The falsetto speaking voice, the licorice eyes, hair steam ironed and Zambonied until it was straight. The skin—what? We still don’t know. Bleached? Blanched? Poached? The barely suppressed facial hair. Effacement, defacement, refacement, unfacement. What word could do justice to the creation, out of a perfectly normal human countenance, of the dilapidated faerie mask that MJ’s eventually became? It was as if the slightest concession to the normal human horizon would let in a besieging pain. To substitute for the childhood he never had, he picked, with uncanny accuracy, exactly those things that don’t substitute for an actual childhood. Amusement parks and toys—the placatory devices of the bad parent.

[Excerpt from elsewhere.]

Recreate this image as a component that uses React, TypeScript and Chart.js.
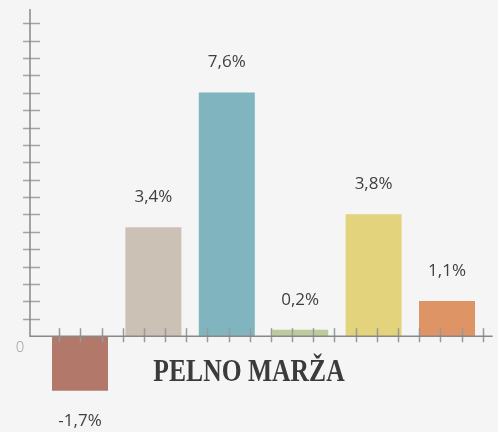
import React, { useEffect, useRef } from "react";
import { Chart, registerables } from "chart.js";

Chart.register(...registerables);

const categories = ["1", "2", "3", "4", "5", "6"];
const values = [-1.7, 3.4, 7.6, 0.2, 3.8, 1.1];
const colors = ["#b2786a", "#cbc1b5", "#80b5bf", "#bdcb9c", "#e3d37c", "#de9465"];
const title = "PELNO MARŽA";
const zeroLabel = "0";
const yTickStep = 0.542;
const yTickCount = 18;
const xTickStart = -0.282;
const xTickStep = 0.2884;
const xTickCount = 21;

const decor = {
  id: "decor",
  afterDatasetsDraw(chart: any) {
    const ctx = chart.ctx;
    const y = chart.scales.y;
    const x = chart.scales.x;
    const ca = chart.chartArea;
    const zeroY = y.getPixelForValue(0);
    const axisX = ca.left - 13.3;
    const axisRight = x.getPixelForValue(xTickStart + (xTickCount - 1) * xTickStep) + 10;
    ctx.save();
    // y tick marks
    ctx.strokeStyle = "#a3a3a3";
    ctx.lineWidth = 1.5;
    for (let k = 1; k <= yTickCount; k++) {
      const py = Math.round(y.getPixelForValue(k * yTickStep)) + 0.5;
      ctx.beginPath();
      ctx.moveTo(axisX - 7, py);
      ctx.lineTo(axisX + 10, py);
      ctx.stroke();
    }
    // x tick marks
    ctx.strokeStyle = "#999";
    for (let k = 0; k < xTickCount; k++) {
      const px = Math.round(x.getPixelForValue(xTickStart + k * xTickStep)) + 0.5;
      ctx.beginPath();
      ctx.moveTo(px, zeroY - 8);
      ctx.lineTo(px, zeroY + 6);
      ctx.stroke();
    }
    // axis lines
    ctx.strokeStyle = "#888";
    ctx.lineWidth = 1.5;
    ctx.beginPath();
    ctx.moveTo(axisX, ca.top);
    ctx.lineTo(axisX, zeroY);
    ctx.lineTo(axisRight, zeroY);
    ctx.stroke();
    // zero label
    ctx.fillStyle = "#9a9a9a";
    ctx.font = "300 15px 'Open Sans'";
    ctx.textAlign = "center";
    ctx.textBaseline = "middle";
    ctx.fillText(zeroLabel, axisX - 10, zeroY + 12);
    // value labels
    const meta = chart.getDatasetMeta(0);
    ctx.fillStyle = "#3f3f3f";
    ctx.font = "17px 'Open Sans'";
    meta.data.forEach((el: any, i: number) => {
      const v = values[i];
      const txt = v.toFixed(1).replace(".", ",") + "%";
      const ly = v >= 0 ? el.y - 30 : el.y + 30;
      ctx.fillText(txt, el.x, ly);
    });
    // title
    ctx.fillStyle = "#3b3b3b";
    ctx.font = "bold 32px 'Liberation Serif'";
    ctx.textBaseline = "alphabetic";
    ctx.translate(249, zeroY + 45);
    ctx.scale(0.8, 1);
    ctx.fillText(title, 0, 0);
    ctx.restore();
  },
};

export default function App() {
  const ref = useRef<HTMLCanvasElement>(null);
  useEffect(() => {
    document.body.style.margin = "0";
    document.body.style.background = "#f5f5f5";
    const chart = new Chart(ref.current as HTMLCanvasElement, {
      type: "bar",
      data: {
        labels: categories,
        datasets: [
          {
            data: values,
            backgroundColor: colors,
            borderWidth: 0,
            categoryPercentage: 1,
            barPercentage: 0.763,
          },
        ],
      },
      options: {
        responsive: false,
        animation: false,
        layout: { padding: { left: 43.3, right: 14.3, top: 9, bottom: 15.6 } },
        plugins: { legend: { display: false }, tooltip: { enabled: false } },
        scales: {
          x: { display: false },
          y: { display: false, min: -2.5, max: 10.2 },
        },
      },
      plugins: [decor],
    } as any);
    return () => chart.destroy();
  }, []);
  return (
    <div style={{ width: 498, height: 432, background: "#f5f5f5" }}>
      <canvas ref={ref} width={498} height={432} style={{ display: "block" }} />
    </div>
  );
}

A genius; an angry dancer; a grotesque among grotesques. What to make of Jacksonian America, now that the King himself is dead? An immense and spectacular frenzy; an urgent celebration; the affect of triumph; at its center a derangement; beneath that, in all likelihood, nothing.

Monday, June 9, 2008

Pretties

Image via ffffound.

Yeah, I know the last post was kinda heavy, so here's an amazing video that I can't stop watching, found via the amazing blog MetroDad. (Yeah, I read a quasi-parenting blog and have no children, but it's hell funny and you'll probably love it, too.)

Wednesday, June 4, 2008

Rising (Con)chords

Image via Sharp Notes.

I know, I know, they’ve been around for ages, but I couldn’t be more in love with Flight of the Conchords if I tried. And I have tried. They are the most delightful, whimsical, and hilarious duo, and if you haven’t checked them out, I highly recommend a look.

In a great article in the latest Monthly, Luke Davies writes, “…they do a great business in point-counterpoint, taking alternate lines in strange directions and cramming words into lines that can’t contain them… There’s exuberance in the way they lay bare the neurosis of thinking out loud, and in so doing expose just how rigid and restrictive is the language of pop.”

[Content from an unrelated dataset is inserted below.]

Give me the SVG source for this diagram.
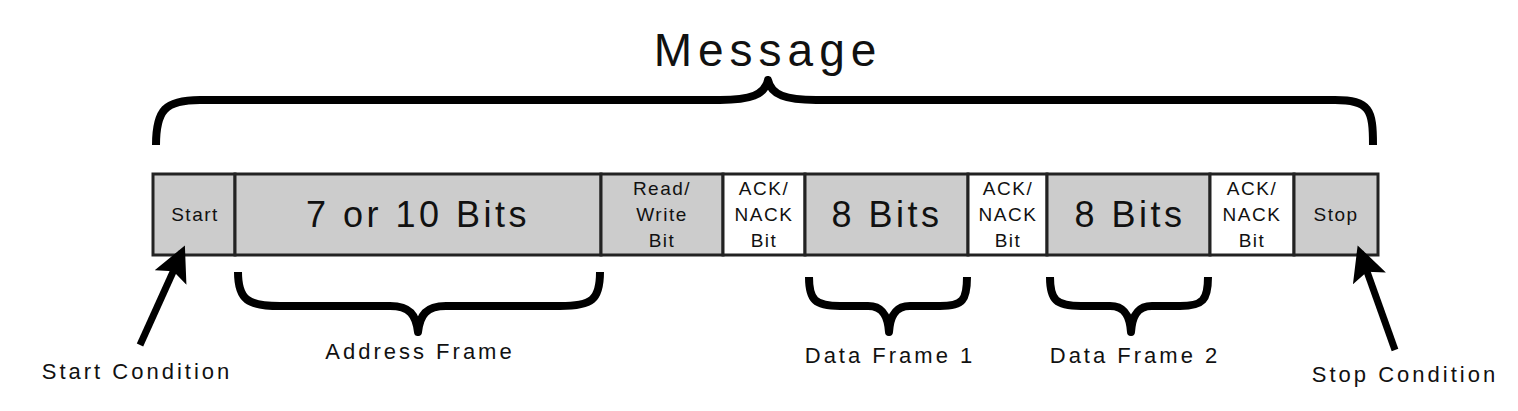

He quotes this fabulous excerpt, which is one of my favourites.

They’re turning kids into slaves just to make cheaper sneakers
But what’s the real cost, ‘cos the sneakers don’t seem that much cheaper?
Why are we still paying so much for sneakers
When you’ve got little slave kids making them?
What are your overheads?
Have a look at Business Time and the Hiphopopotamus vs. Rhymenoceros if you need even more convincing.

Tuesday, June 3, 2008

Talented Friends Tuesday II

Photo used with consent. Cute graphic came along for the ride.

Can you believe it's Tuesday again? Luckily, I have so many talented friends that this "profile one every week" shenanigan is likely to be ok for a good few years.*

This week, I am delighted to talk about Ben Walker, who happens to be a brilliant musician, blogger extraordinaire and all-round lovely bloke. Hailing from Oxford, Ben is one of those irritatingly clever 'I need to learn how to play a banjo...so I bought a banjo and an hour later I could play it' kind of people. Despite feeling moderate rage at own banjo-inability and cursing my banjo-less genes, my feelings quickly mellowed into admiration and then awe. And he's endearingly humble, too, which makes him even lovelier.

And since listening to his songs ('Dressing Up' is a personal favourite), I have been humming them so incessantly that I wonder whether I haven't been subliminally messaged to, say, write this post, by the sheer power of his music. As I'm not a bona fide critic by any stretch, I'm not going to even try and give you a proper musical breakdown of what Ben does. But I just love his super fun and original lyrics (thank you for not rhyming 'you' with 'you' - egads!) and the way they tell a narrative rather than just exist to support the song. And the songs! For serious, check him out. If only to hum and get some banj0-envy yourself.

Edited to say you can also find Ben on Last.fm and YouTube.

*If not, I can only blame you, my readership of mostly friends. Stop reading this blog and go and do something talented so I can blog about you. Seriously.